In a clear sign the larger parties will not have it all their own way, Mr Carroll stormed home in west Belfast with more than 8,000 first preferences.

“For all the parties we will be a thorn in their side and I think it is needed,” he said. “You hear all this talk about a different type of politics and we hope we provide that for the next term.”

Among the most high profile political casualties was Independent John McCallister who lost his South Down after nine years.

A number of others, including the Alliance Party’s Naomi Long and Sinn Féin’s Michelle Gildernew will be making a return to the Stormont benches after previously serving as MPs.

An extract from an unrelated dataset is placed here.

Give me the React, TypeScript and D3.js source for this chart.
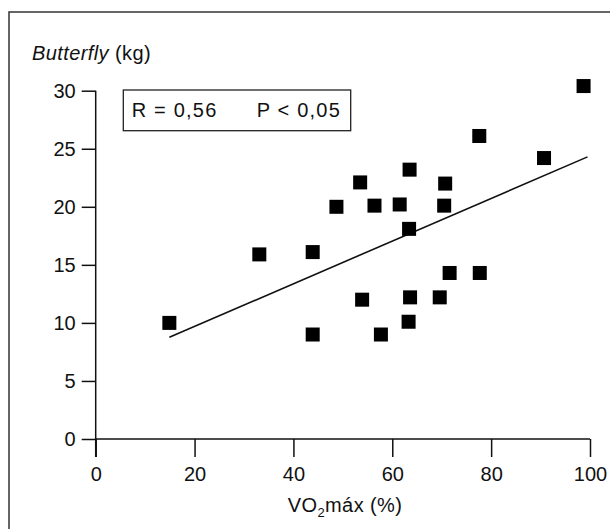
import React, { useEffect, useRef } from 'react';
import * as d3 from 'd3';

// values
const vo2 = [14.9, 33.1, 43.9, 43.9, 48.7, 53.5, 53.9, 56.4, 57.7, 61.5, 63.5, 63.4, 63.6, 63.3, 69.6, 70.5, 70.7, 71.6, 77.6, 77.7, 90.7, 98.7];
const butterfly = [10.0, 15.9, 16.1, 9.0, 20.0, 22.1, 12.0, 20.1, 9.0, 20.2, 23.2, 18.1, 12.2, 10.1, 12.2, 20.1, 22.0, 14.3, 26.1, 14.3, 24.2, 30.4];
const fitX = [14.9, 99.5];
const fitY = [8.76, 24.3];
const xTicks = [0, 20, 40, 60, 80, 100];
const yTicks = [0, 5, 10, 15, 20, 25, 30];
const statR = 'R = 0,56';
const statP = 'P < 0,05';

const FONT = '"Liberation Sans", Arial, Helvetica, sans-serif';
const INK = '#111';

const App = () => {
    const svgRef = useRef<SVGSVGElement>(null);

    useEffect(() => {
        const svg = d3.select(svgRef.current);
        svg.selectAll('*').remove();

        const x = d3.scaleLinear().domain([0, 100]).range([95.7, 590]);
        const y = d3.scaleLinear().domain([0, 30]).range([439, 90.7]);

        // outer frame (cut by the picture edge on the right and bottom)
        svg.append('rect')
            .attr('x', 9).attr('y', 12)
            .attr('width', 640).attr('height', 560)
            .attr('fill', 'none')
            .attr('stroke', '#333')
            .attr('stroke-width', 1.5);

        // y axis
        const yAxis = d3.axisLeft(y).tickValues(yTicks).tickSize(14).tickSizeOuter(0).tickPadding(6);
        const gy = svg.append('g')
            .attr('transform', `translate(${x(0)},0)`)
            .call(yAxis);
        gy.select('.domain').remove();

        // x axis
        const xAxis = d3.axisBottom(x).tickValues(xTicks).tickSize(18).tickSizeOuter(0).tickPadding(10);
        const gx = svg.append('g')
            .attr('transform', `translate(0,${y(0)})`)
            .call(xAxis);
        gx.select('.domain').remove();

        [gx, gy].forEach((g) => {
            g.attr('font-family', FONT).attr('font-size', 20);
            g.selectAll('line').attr('stroke', INK).attr('stroke-width', 1.5);
            g.selectAll('text').attr('fill', INK);
        });

        // axis lines
        svg.append('line')
            .attr('x1', x(0)).attr('x2', x(0))
            .attr('y1', y(30)).attr('y2', y(0) + 18)
            .attr('stroke', INK).attr('stroke-width', 1.5);
        svg.append('line')
            .attr('x1', x(0)).attr('x2', x(100))
            .attr('y1', y(0)).attr('y2', y(0))
            .attr('stroke', INK).attr('stroke-width', 1.5);

        // axis titles
        const yTitle = svg.append('text')
            .attr('x', 32).attr('y', 59.5)
            .attr('font-family', FONT).attr('font-size', 20)
            .attr('letter-spacing', 0.4)
            .attr('fill', INK);
        yTitle.append('tspan').attr('font-style', 'italic').text('Butterfly');
        yTitle.append('tspan').text(' (kg)');

        const xTitle = svg.append('text')
            .attr('x', 345).attr('y', 512)
            .attr('text-anchor', 'middle')
            .attr('font-family', FONT).attr('font-size', 20)
            .attr('letter-spacing', 0.4)
            .attr('fill', INK);
        xTitle.append('tspan').text('VO');
        xTitle.append('tspan').attr('font-size', 13).attr('dy', 5).text('2');
        xTitle.append('tspan').attr('dy', -5).text('máx (%)');

        // stats box
        svg.append('rect')
            .attr('x', 123.3).attr('y', 90)
            .attr('width', 227.4).attr('height', 40.7)
            .attr('fill', 'none')
            .attr('stroke', '#222')
            .attr('stroke-width', 1.3);
        svg.append('text')
            .attr('x', 131.7).attr('y', 116.7)
            .attr('font-family', FONT).attr('font-size', 20).attr('fill', INK)
            .attr('letter-spacing', 1.2)
            .text(statR);
        svg.append('text')
            .attr('x', 256.7).attr('y', 116.7)
            .attr('font-family', FONT).attr('font-size', 20).attr('fill', INK)
            .attr('letter-spacing', 1.2)
            .text(statP);

        // regression line
        const line = d3.line<number>()
            .x((d) => x(d))
            .y((d, i) => y(fitY[i]));
        svg.append('path')
            .attr('d', line(fitX))
            .attr('fill', 'none')
            .attr('stroke', INK)
            .attr('stroke-width', 1.6);

        // points
        const size = 14;
        svg.selectAll('.pt')
            .data(vo2.map((v, i) => ({ v, kg: butterfly[i] })))
            .enter()
            .append('rect')
            .attr('class', 'pt')
            .attr('x', (d) => x(d.v) - size / 2)
            .attr('y', (d) => y(d.kg) - size / 2)
            .attr('width', size)
            .attr('height', size)
            .attr('fill', '#000');
    }, []);

    return (
        <svg ref={svgRef} width={610} height={529}
             style={{ position: 'absolute', left: 0, top: 0, background: '#fff' }}></svg>
    );
};

export default App;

Jenny Palmer, who quit the DUP amid allegations she had been bullied, took a seat from her former party when she was elected for the Ulster Unionists in Lagan Valley.

UUP leader Mike Nesbitt said he was surprised to top the poll in Strangford.

Former DUP Health Minister Jim Wells, who was embroiled in a series of controversies in the last term, was also re-elected in South Down.

The count for the 18 constituencies in the proportional representation contest began at 8am on Friday with the process of verifying ballots. It is set to finish on Saturday afternoon.

The poll was the first chance to vote for people born after the historic Good Friday Agreement.

Eighteen years on from the signing of the 1998 peace accord which paved the way for a devolved power-sharing government, voters were selecting the latest batch of MLAs to represent them at Stormont. There were 276 candidates standing across the 18 constituencies.

The overall turnout of valid and invalid votes has fallen on the 2011 Assembly election, but only slightly. More votes were actually cast than five years ago, but in the context of a larger electorate.

In 2011, 674,103 people went to the polls out of an electorate of 1,210,009 — a turnout of 55.71%. This year, 703,744 ballots were cast out of an electorate of 1,281,595 — giving a 54.91% turnout.

SDLP leader Colum Eastwood predicted an “Independents’ day” across Northern Ireland.

The 33-year-old, presiding over his first election in charge of the party, said early results appeared to show a voter trend in the Republic spreading across the border.

“This is the year of the Independents,” he said. “We have seen it in the south, we’ve seen it in west Belfast, we’ve seen it right across the north, where people who are frustrated with the lack of delivery from this executive are voting Independent in large numbers.”